**Required work**
The listing below holds pictures; exclude them. Return exactly the lines from the one with "Output the web" through the one with "const fmt = p".

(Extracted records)

Start

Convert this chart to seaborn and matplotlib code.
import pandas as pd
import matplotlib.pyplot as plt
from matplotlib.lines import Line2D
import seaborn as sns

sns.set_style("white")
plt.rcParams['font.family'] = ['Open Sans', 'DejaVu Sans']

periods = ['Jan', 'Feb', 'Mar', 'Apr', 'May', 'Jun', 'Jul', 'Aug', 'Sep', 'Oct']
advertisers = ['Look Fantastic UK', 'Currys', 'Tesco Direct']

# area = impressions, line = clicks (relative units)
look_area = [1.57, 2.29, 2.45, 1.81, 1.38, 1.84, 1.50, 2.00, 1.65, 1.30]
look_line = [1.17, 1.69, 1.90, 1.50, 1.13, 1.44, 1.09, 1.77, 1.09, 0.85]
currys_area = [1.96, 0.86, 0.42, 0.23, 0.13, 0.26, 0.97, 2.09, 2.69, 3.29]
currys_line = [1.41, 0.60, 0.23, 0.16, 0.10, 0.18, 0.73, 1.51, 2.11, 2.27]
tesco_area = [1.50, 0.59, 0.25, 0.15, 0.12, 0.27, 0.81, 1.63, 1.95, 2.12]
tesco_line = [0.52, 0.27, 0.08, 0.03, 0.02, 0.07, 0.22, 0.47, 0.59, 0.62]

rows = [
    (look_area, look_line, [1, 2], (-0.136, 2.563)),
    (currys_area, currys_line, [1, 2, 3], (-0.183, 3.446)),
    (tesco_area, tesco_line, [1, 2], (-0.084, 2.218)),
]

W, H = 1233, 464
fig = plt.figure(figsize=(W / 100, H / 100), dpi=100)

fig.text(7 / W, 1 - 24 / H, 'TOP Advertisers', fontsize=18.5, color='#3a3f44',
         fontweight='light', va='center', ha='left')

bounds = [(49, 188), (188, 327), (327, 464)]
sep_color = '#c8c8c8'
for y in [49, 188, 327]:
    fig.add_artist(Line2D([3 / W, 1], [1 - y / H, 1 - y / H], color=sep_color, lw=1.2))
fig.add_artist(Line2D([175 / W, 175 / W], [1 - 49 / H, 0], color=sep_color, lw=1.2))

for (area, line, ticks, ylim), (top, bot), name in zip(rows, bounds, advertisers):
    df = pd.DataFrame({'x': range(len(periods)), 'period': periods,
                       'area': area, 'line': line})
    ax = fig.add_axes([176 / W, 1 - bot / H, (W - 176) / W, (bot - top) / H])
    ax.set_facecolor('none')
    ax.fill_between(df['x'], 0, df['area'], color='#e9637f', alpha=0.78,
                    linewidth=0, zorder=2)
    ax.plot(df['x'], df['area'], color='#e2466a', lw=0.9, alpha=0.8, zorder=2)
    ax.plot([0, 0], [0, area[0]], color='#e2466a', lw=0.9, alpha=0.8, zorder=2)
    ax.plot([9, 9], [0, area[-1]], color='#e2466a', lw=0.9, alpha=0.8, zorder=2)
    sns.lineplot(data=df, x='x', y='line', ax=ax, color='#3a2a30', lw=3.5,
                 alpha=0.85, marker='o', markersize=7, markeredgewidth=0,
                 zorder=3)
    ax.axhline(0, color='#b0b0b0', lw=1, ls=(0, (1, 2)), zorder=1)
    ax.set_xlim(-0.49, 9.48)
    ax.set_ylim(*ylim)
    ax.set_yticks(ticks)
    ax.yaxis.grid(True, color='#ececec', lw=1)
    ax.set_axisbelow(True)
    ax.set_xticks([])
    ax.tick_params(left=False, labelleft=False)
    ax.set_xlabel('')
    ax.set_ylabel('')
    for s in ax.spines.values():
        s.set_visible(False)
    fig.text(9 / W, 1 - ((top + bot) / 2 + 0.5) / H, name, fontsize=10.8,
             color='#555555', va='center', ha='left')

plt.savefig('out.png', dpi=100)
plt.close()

End
Start

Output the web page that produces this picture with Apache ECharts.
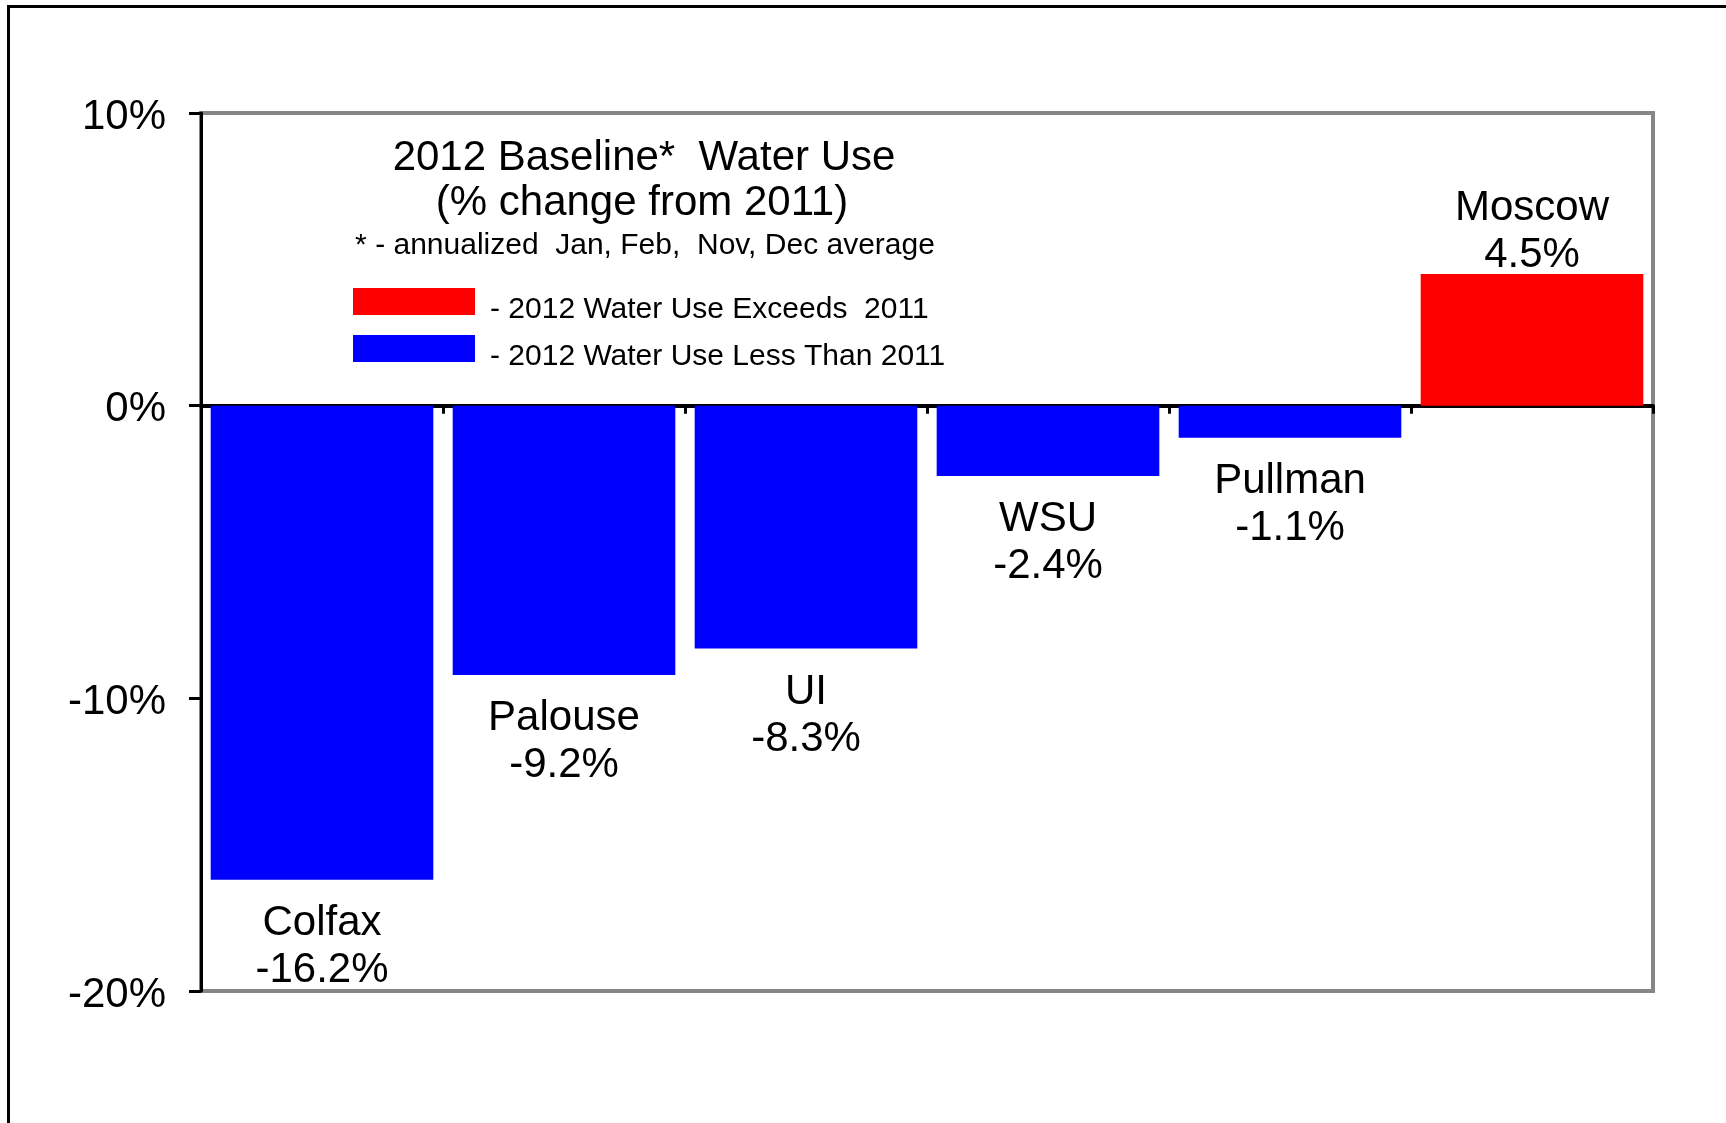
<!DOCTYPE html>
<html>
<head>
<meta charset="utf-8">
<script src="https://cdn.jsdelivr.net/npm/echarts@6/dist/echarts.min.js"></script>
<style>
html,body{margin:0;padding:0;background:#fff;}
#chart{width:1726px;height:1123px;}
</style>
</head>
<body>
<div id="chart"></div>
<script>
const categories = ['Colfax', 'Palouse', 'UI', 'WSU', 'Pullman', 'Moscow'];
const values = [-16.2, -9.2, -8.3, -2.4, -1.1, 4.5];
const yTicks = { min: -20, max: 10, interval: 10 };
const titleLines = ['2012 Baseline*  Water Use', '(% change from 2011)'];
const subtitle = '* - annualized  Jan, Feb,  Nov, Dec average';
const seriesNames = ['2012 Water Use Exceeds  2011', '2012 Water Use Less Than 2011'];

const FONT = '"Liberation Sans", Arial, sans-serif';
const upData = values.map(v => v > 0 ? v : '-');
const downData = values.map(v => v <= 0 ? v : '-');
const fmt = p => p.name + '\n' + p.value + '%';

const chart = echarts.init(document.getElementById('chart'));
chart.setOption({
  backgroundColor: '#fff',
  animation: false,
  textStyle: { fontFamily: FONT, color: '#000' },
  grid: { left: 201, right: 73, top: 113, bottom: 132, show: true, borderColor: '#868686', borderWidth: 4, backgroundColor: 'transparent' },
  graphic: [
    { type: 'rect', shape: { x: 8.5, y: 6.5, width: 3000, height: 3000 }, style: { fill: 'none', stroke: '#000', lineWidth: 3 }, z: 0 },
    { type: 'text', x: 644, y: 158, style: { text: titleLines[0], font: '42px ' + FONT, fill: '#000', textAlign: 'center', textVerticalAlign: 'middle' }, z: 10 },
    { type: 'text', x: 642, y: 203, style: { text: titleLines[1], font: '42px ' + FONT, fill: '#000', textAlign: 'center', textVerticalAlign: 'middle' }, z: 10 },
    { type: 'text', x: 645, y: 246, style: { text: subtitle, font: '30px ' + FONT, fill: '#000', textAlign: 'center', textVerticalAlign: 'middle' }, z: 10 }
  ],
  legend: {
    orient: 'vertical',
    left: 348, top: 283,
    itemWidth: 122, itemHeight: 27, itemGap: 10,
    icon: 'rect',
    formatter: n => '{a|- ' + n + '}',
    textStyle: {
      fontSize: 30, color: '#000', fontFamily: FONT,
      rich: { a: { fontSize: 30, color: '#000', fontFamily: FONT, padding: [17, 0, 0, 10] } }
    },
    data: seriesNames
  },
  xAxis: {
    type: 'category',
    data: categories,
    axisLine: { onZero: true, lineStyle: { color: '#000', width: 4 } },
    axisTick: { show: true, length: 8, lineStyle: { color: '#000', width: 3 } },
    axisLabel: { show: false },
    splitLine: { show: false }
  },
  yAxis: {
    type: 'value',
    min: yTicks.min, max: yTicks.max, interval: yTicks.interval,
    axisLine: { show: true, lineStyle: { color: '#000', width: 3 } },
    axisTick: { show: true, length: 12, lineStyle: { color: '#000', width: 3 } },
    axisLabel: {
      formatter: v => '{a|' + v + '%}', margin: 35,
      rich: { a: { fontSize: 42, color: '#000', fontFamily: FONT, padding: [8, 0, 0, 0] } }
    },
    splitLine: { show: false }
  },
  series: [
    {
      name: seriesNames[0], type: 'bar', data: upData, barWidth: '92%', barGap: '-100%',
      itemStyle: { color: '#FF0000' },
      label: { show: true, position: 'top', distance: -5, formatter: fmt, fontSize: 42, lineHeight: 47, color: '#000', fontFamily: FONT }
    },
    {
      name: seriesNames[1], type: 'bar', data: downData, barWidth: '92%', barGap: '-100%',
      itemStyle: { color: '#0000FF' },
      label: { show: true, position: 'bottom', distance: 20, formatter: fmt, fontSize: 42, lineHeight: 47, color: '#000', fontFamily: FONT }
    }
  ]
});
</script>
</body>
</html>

End

**Answer to this problem**
Output the web page that produces this picture with Apache ECharts.
<!DOCTYPE html>
<html>
<head>
<meta charset="utf-8">
<script src="https://cdn.jsdelivr.net/npm/echarts@6/dist/echarts.min.js"></script>
<style>
html,body{margin:0;padding:0;background:#fff;}
#chart{width:1726px;height:1123px;}
</style>
</head>
<body>
<div id="chart"></div>
<script>
const categories = ['Colfax', 'Palouse', 'UI', 'WSU', 'Pullman', 'Moscow'];
const values = [-16.2, -9.2, -8.3, -2.4, -1.1, 4.5];
const yTicks = { min: -20, max: 10, interval: 10 };
const titleLines = ['2012 Baseline*  Water Use', '(% change from 2011)'];
const subtitle = '* - annualized  Jan, Feb,  Nov, Dec average';
const seriesNames = ['2012 Water Use Exceeds  2011', '2012 Water Use Less Than 2011'];

const FONT = '"Liberation Sans", Arial, sans-serif';
const upData = values.map(v => v > 0 ? v : '-');
const downData = values.map(v => v <= 0 ? v : '-');
const fmt = p => p.name + '\n' + p.value + '%';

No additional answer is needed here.